I’m so glad you posted this today. My husband has been asking me for days why am I so hard on myself and why do I beat myself up if dinner isnt done at exactly6:30 ad the laundry is still in the dryer or I disnt finish all the things I had planned to do that day and then I become an overwhelmed mess and in reality its not my plan or schedule, it’s God’s and I have to let him be in control. Those clothes can sit in the dryer so i can tickle my little boy or help my daught with her hair or even just sit and do nothing while holding my husband’s hand while he watches football 🙂
I choose to believe that I make a difference! Amen, Allelujia
Hi Linda! I have struggled for years in this area! I am my own worse critic! I’m so hard on myself! If the sky should turn purple and unicorns fell from the sky, I will find a way to make it my fault!

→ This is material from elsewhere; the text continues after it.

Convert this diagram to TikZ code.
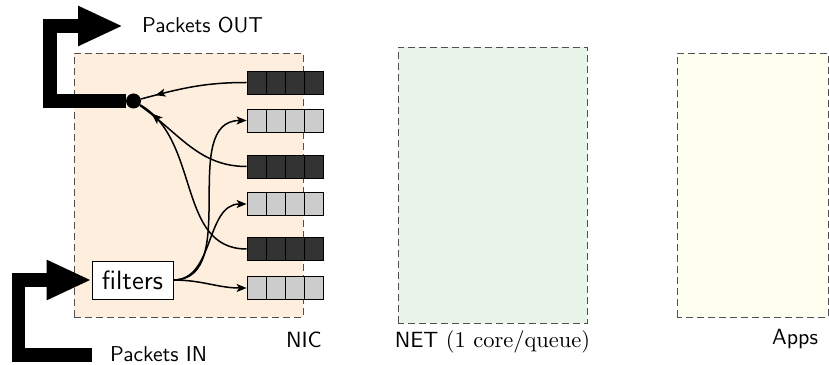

What timing He has. Everyone who knows me would say that I am generally a happy person, especially in the last 8 or 9 months. New job, did a couple of OBS and things are moving along quite well. For some reason, though, the last two weeks I have just felt like what I do doesn’t always matter, someone else could do it,etc. pile on top of that a week or two of really poor eating and I am feeling like I am living in the pit. My eureka! moment came as I was catching up on emails tonight. When I am not actively involved in an OBS I really lose direction. I don’t read my Bible as much, don’t journal….and it starts to take its toll. I really need that personal committment everyday. Thank you Linda, for sharing, as always, but also, bringing to mind what should be so obvious. I love God, my family, my life…but I need to take care of those things just as one would take care of a precious piece of jewelry. Clean and polish it (reading the Word) keep it safe (following His word) and wear it proudly (sharing His word). It’s so easy to get off track.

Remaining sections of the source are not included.